Had government offered me almost equal money not to work, I never would have applied.
Stossel is an incredibly hardworking journalist and commentator, so he might be a bit coy here, but the truth is that many people, given the option, would not work. That’s why retirement is such an attractive proposition: work hard for forty-five or fifty years, and enjoy maybe one-to-three decades of relaxation and financial independence.
The problem is, no one improves just sitting around watching daytime television and eating TV dinners. Sure, those are fun, mindless pastimes, but they’re not exactly soul-enriching or -improving.
Work can be difficult, stressful, unrewarding, and draining. But it also teaches us how to deal with difficult, stressful, unrewarding, and draining situations—and how to deal with them more effectively in the future. I’m a far better teacher now than I was ten years ago, in part because I have experienced and overcome a number of obstacles, not least of which is conquering the subject matter I teach (a process that is never truly completed).
Work has become less difficult and stressful, and more rewarding, because I had to struggle in the early years, when I would spend hours at Thomas Cooper Library putting together lesson plans and relearning American History. I taught myself difficult ideas from Western Philosophy by laboriously reading and annotating dense excerpts from my college Philosophy textbook. I’ve become a better musician by teaching it and playing it.

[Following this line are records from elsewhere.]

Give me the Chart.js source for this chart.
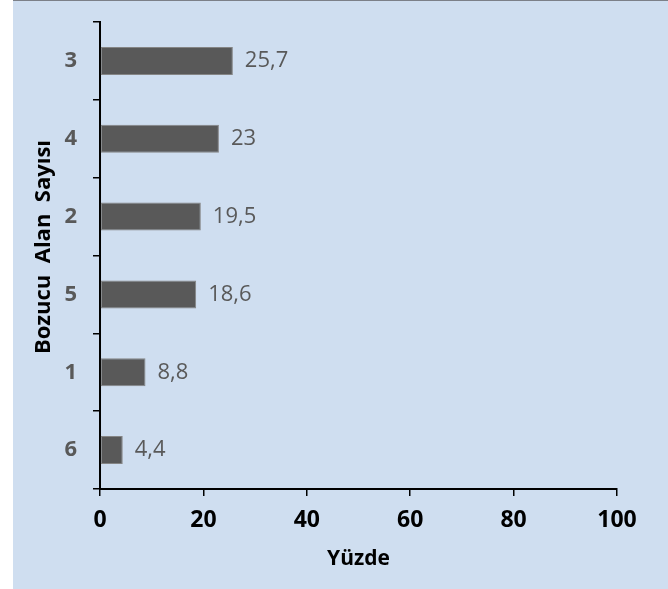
<!DOCTYPE html>
<html>
<head>
<meta charset="utf-8">
<script src="https://cdn.jsdelivr.net/npm/chart.js@4/dist/chart.umd.min.js"></script>
<style>
  html, body { margin: 0; padding: 0; background: #ffffff; }
  canvas { display: block; }
</style>
</head>
<body>
<canvas id="c" width="668" height="589"></canvas>
<script>
const categories = ['3', '4', '2', '5', '1', '6'];
const values = [25.7, 23, 19.5, 18.6, 8.8, 4.4];
const xMin = 0, xMax = 100, xStep = 20;
const xTitle = 'Yüzde';
const yTitle = 'Bozucu  Alan  Sayısı';

const FONT = "'Open Sans', 'DejaVu Sans', sans-serif";

const bgPlugin = {
  id: 'bg',
  beforeDraw(chart) {
    const ctx = chart.ctx;
    ctx.save();
    ctx.fillStyle = '#ffffff';
    ctx.fillRect(0, 0, chart.width, chart.height);
    ctx.fillStyle = '#cfdef0';
    ctx.fillRect(13, 0, chart.width - 13, chart.height);
    ctx.fillStyle = '#7c8088';
    ctx.fillRect(13, 0, chart.width - 13, 1);
    ctx.restore();
  }
};

const labelPlugin = {
  id: 'barLabels',
  afterDatasetsDraw(chart) {
    const ctx = chart.ctx;
    const meta = chart.getDatasetMeta(0);
    ctx.save();
    ctx.font = "22px " + FONT;
    ctx.fillStyle = '#595959';
    ctx.textAlign = 'left';
    ctx.textBaseline = 'middle';
    meta.data.forEach((el, i) => {
      const txt = String(values[i]).replace('.', ',');
      ctx.fillText(txt, el.x + 12, el.y);
    });
    ctx.restore();
  }
};

const yTitlePlugin = {
  id: 'yTitle',
  afterDraw(chart) {
    const ctx = chart.ctx;
    ctx.save();
    ctx.translate(44, 247);
    ctx.rotate(-Math.PI / 2);
    ctx.font = "bold 22px " + FONT;
    ctx.fillStyle = '#000000';
    ctx.textAlign = 'center';
    ctx.textBaseline = 'middle';
    ctx.fillText(yTitle, 0, 0);
    ctx.restore();
  }
};

new Chart(document.getElementById('c'), {
  type: 'bar',
  data: {
    labels: categories,
    datasets: [{
      data: values,
      backgroundColor: '#595959',
      borderColor: '#858585',
      borderWidth: 1,
      borderSkipped: false,
      categoryPercentage: 1,
      barPercentage: 0.36
    }]
  },
  options: {
    indexAxis: 'y',
    responsive: false,
    animation: false,
    layout: { padding: { top: 22, right: 51, left: 0, bottom: 0 } },
    plugins: {
      legend: { display: false },
      tooltip: { enabled: false }
    },
    scales: {
      x: {
        min: xMin,
        max: xMax,
        ticks: {
          stepSize: xStep,
          color: '#000000',
          font: { family: FONT, size: 23, weight: 'bold' },
          padding: 11,
          maxRotation: 0
        },
        grid: {
          drawOnChartArea: false,
          drawTicks: true,
          tickLength: 7,
          color: '#000000',
          lineWidth: 1.5
        },
        border: { display: true, color: '#000000', width: 2 },
        title: {
          display: true,
          text: xTitle,
          color: '#000000',
          font: { family: FONT, size: 21, weight: 'bold' },
          padding: { top: 0, bottom: 17 }
        },
        afterFit(scale) { scale.height = 100; scale.paddingLeft = 0; scale.paddingRight = 0; }
      },
      y: {
        ticks: {
          color: '#595959',
          font: { family: FONT, size: 22, weight: 'bold' },
          padding: 16
        },
        grid: {
          drawOnChartArea: false,
          drawTicks: true,
          tickLength: 7,
          color: '#000000',
          lineWidth: 1.5,
          offset: true
        },
        border: { display: true, color: '#000000', width: 2 },
        title: { display: false },
        afterFit(scale) { scale.width = 100; scale.paddingTop = 0; scale.paddingBottom = 0; }
      }
    }
  },
  plugins: [bgPlugin, labelPlugin, yTitlePlugin]
});
</script>
</body>
</html>
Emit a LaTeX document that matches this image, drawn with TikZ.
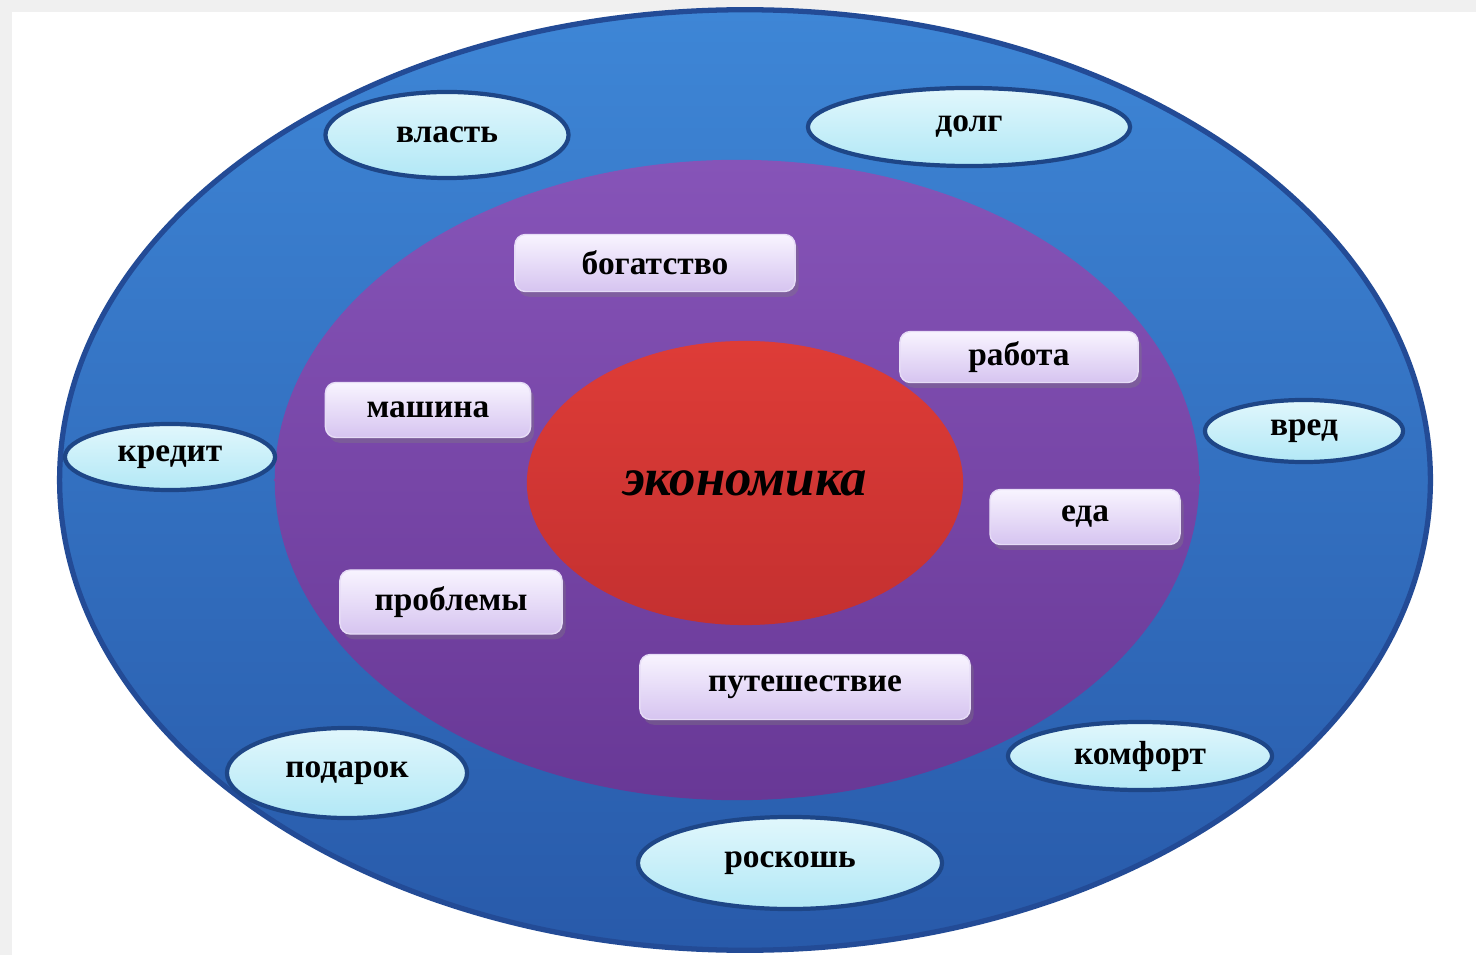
\documentclass[tikz,border=0pt]{standalone}
\usepackage{fontspec}
\setmainfont{Liberation Serif}
\usetikzlibrary{shapes.geometric,shadows}

\definecolor{wordtop}{RGB}{225,247,252}
\definecolor{wordbot}{RGB}{178,232,246}
\definecolor{tiletop}{RGB}{248,244,255}
\definecolor{tilebot}{RGB}{214,196,240}

\tikzset{
    word/.style={ellipse, draw={rgb,255:red,30;green,70;blue,135}, line width=1.2pt, inner sep=0pt,
        top color=wordtop, bottom color=wordbot,
        font=\fontsize{9.5}{12}\selectfont\bfseries},
    tile/.style={rounded corners=3pt, draw=tilebot!60!white, inner sep=0pt,
        top color=tiletop, bottom color=tilebot,
        drop shadow={opacity=0.35, shadow xshift=1pt, shadow yshift=-1.5pt},
        font=\fontsize{9.5}{12}\selectfont\bfseries}
}

\begin{document}
\begin{tikzpicture}[x=0.01cm, y=-0.01cm, outer sep=0pt]
    \useasboundingbox (0,0) rectangle (1476,955);
    % frame
    \fill[gray!12] (0,0) rectangle (1476,955);
    \fill[white] (12,12) rectangle (1476,955);

    % rings
    \node[ellipse, draw={rgb,255:red,35;green,75;blue,150}, line width=1.5pt, minimum width=13.7cm, minimum height=9.4cm,
        top color={rgb,255:red,62;green,134;blue,214}, bottom color={rgb,255:red,40;green,90;blue,170}]
        (outer) at (745,480) {};
    \node[ellipse, minimum width=9.24cm, minimum height=6.4cm,
        top color={rgb,255:red,134;green,84;blue,184}, bottom color={rgb,255:red,104;green,56;blue,150}]
        (inner) at (737,480) {};
    \node[ellipse, minimum width=4.36cm, minimum height=2.84cm,
        top color={rgb,255:red,222;green,60;blue,55}, bottom color={rgb,255:red,196;green,48;blue,48},
        font=\fontsize{15}{18}\selectfont\bfseries\itshape] (core) at (745,483) {экономика};

    % inner tiles
    \node[tile, minimum width=2.80cm, minimum height=0.57cm] (bogatstvo) at (655,263) {богатство};
    \node[tile, minimum width=2.38cm, minimum height=0.51cm] (rabota) at (1019,357) {работа};
    \node[tile, minimum width=2.05cm, minimum height=0.55cm] (mashina) at (428,410) {машина};
    \node[tile, minimum width=1.90cm, minimum height=0.55cm] (eda) at (1085,517) {еда};
    \node[tile, minimum width=2.22cm, minimum height=0.64cm] (problemy) at (451,602) {проблемы};
    \node[tile, minimum width=3.30cm, minimum height=0.65cm] (puteshestvie) at (805,687) {путешествие};

    % outer words
    \node[word, minimum width=2.43cm, minimum height=0.86cm] (vlast) at (447,135) {власть};
    \node[word, minimum width=3.22cm, minimum height=0.78cm] (dolg) at (969,127) {долг};
    \node[word, minimum width=2.10cm, minimum height=0.66cm] (kredit) at (170,457) {кредит};
    \node[word, minimum width=1.98cm, minimum height=0.62cm] (vred) at (1304,431) {вред};
    \node[word, minimum width=2.40cm, minimum height=0.90cm] (podarok) at (347,773) {подарок};
    \node[word, minimum width=2.64cm, minimum height=0.68cm] (komfort) at (1140,756) {комфорт};
    \node[word, minimum width=3.04cm, minimum height=0.92cm] (roskosh) at (790,863) {роскошь};
\end{tikzpicture}
\end{document}
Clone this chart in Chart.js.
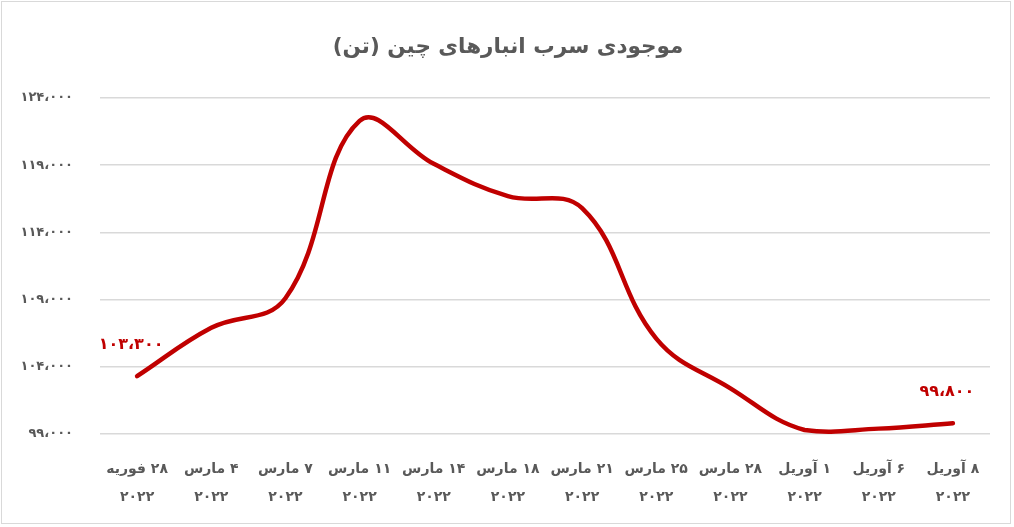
<!DOCTYPE html>
<html><head><meta charset="utf-8">
<script src="https://cdn.jsdelivr.net/npm/chart.js@4.4.1/dist/chart.umd.min.js"></script>
<style>html,body{margin:0;padding:0;background:#fff}#wrap{width:1014px;height:527px;position:relative}</style>
</head><body>
<div id="wrap"><canvas id="c" dir="rtl" width="1014" height="527"></canvas></div>
<script>
const chartTitle = 'موجودی سرب انبارهای چین (تن)';
const dayLabels = ['۲۸ فوریه','۴ مارس','۷ مارس','۱۱ مارس','۱۴ مارس','۱۸ مارس','۲۱ مارس','۲۵ مارس','۲۸ مارس','۱ آوریل','۶ آوریل','۸ آوریل'];
const yearLabel = '۲۰۲۲';
const inventory = [103300,106900,109100,122300,119100,116700,115800,106100,102400,99300,99400,99800];
const labeledIdx = [0, 11];
const yMin = 99000, yMax = 124000, yStep = 5000;

const FONT = "'DejaVu Sans', sans-serif";
const GRAY = '#595959';
const RED = '#c00000';

function toFa(n){
  const s = Math.round(n).toString().replace(/\B(?=(\d{3})+(?!\d))/g, '،');
  return s.replace(/\d/g, d => '۰۱۲۳۴۵۶۷۸۹'[d]);
}

const categories = dayLabels.map(d => [d, yearLabel]);

const decor = {
  id: 'decor',
  afterDraw(chart){
    const ctx = chart.ctx;
    ctx.save();
    ctx.strokeStyle = '#d9d9d9';
    ctx.lineWidth = 1;
    ctx.strokeRect(1.5, 1.5, 1009, 522);
    ctx.fillStyle = GRAY;
    ctx.font = "bold 21.5px " + FONT;
    ctx.textAlign = 'center';
    ctx.textBaseline = 'middle';
    ctx.fillText(chartTitle, 508, 47);
    const meta = chart.getDatasetMeta(0);
    ctx.fillStyle = RED;
    ctx.font = "bold 16px " + FONT;
    labeledIdx.forEach(i => {
      const p = meta.data[i];
      ctx.fillText(toFa(inventory[i]), p.x - 6, p.y - 31);
    });
    ctx.restore();
  }
};

new Chart(document.getElementById('c'), {
  type: 'line',
  data: {
    labels: categories,
    datasets: [{
      data: inventory,
      borderColor: RED,
      borderWidth: 4.5,
      tension: 0.4,
      pointRadius: 0,
      fill: false,
      clip: false,
      borderCapStyle: 'round'
    }]
  },
  options: {
    responsive: false,
    animation: false,
    layout: { padding: { top: 98, right: 24, bottom: 0, left: 0 } },
    plugins: { legend: { display: false }, tooltip: { enabled: false }, title: { display: false } },
    scales: {
      x: {
        type: 'category',
        offset: true,
        grid: { display: false },
        border: { display: false },
        afterFit(s){ s.height = 93; },
        ticks: {
          autoSkip: false, maxRotation: 0, minRotation: 0,
          color: GRAY, padding: 13,
          font: { family: FONT, weight: 'bold', size: 14, lineHeight: 2 }
        }
      },
      y: {
        min: yMin, max: yMax,
        afterFit(s){ s.width = 100; },
        grid: { color: '#d9d9d9', lineWidth: 1.5, drawTicks: false },
        border: { display: false },
        ticks: {
          stepSize: yStep, color: GRAY, padding: 27,
          font: { family: FONT, weight: 'bold', size: 13 },
          callback: v => toFa(v)
        }
      }
    }
  },
  plugins: [decor]
});
</script>
</body></html>
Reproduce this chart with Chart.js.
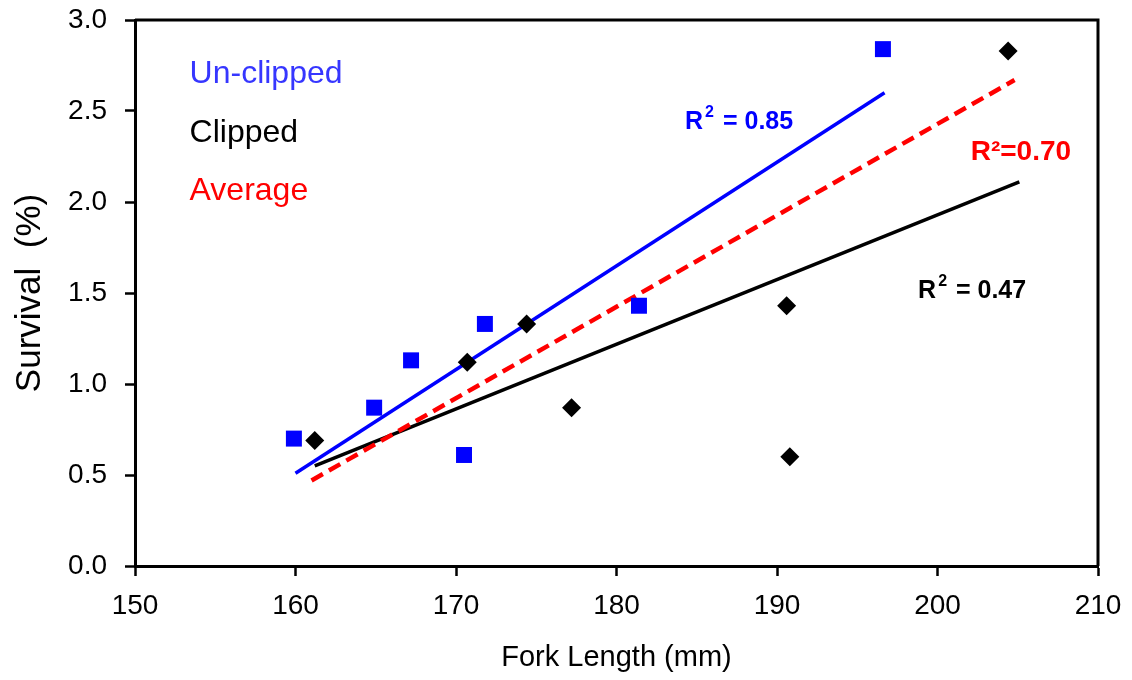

When the government—or any entity—subsidizes idleness, it corrodes the character-building potential of work. That’s one reason we have young people today—and my generation is especially bad about this—who quit jobs at the first signs of difficulty, struggle, or pushback. I myself sometimes vent these frustrations.
Short-term unemployment insurance is a prudent and compassionate policy. Extended benefits that promote idleness are damaging. Indeed, the longer the term of the supposed beneficence, the longer its corrosive effects seem to be.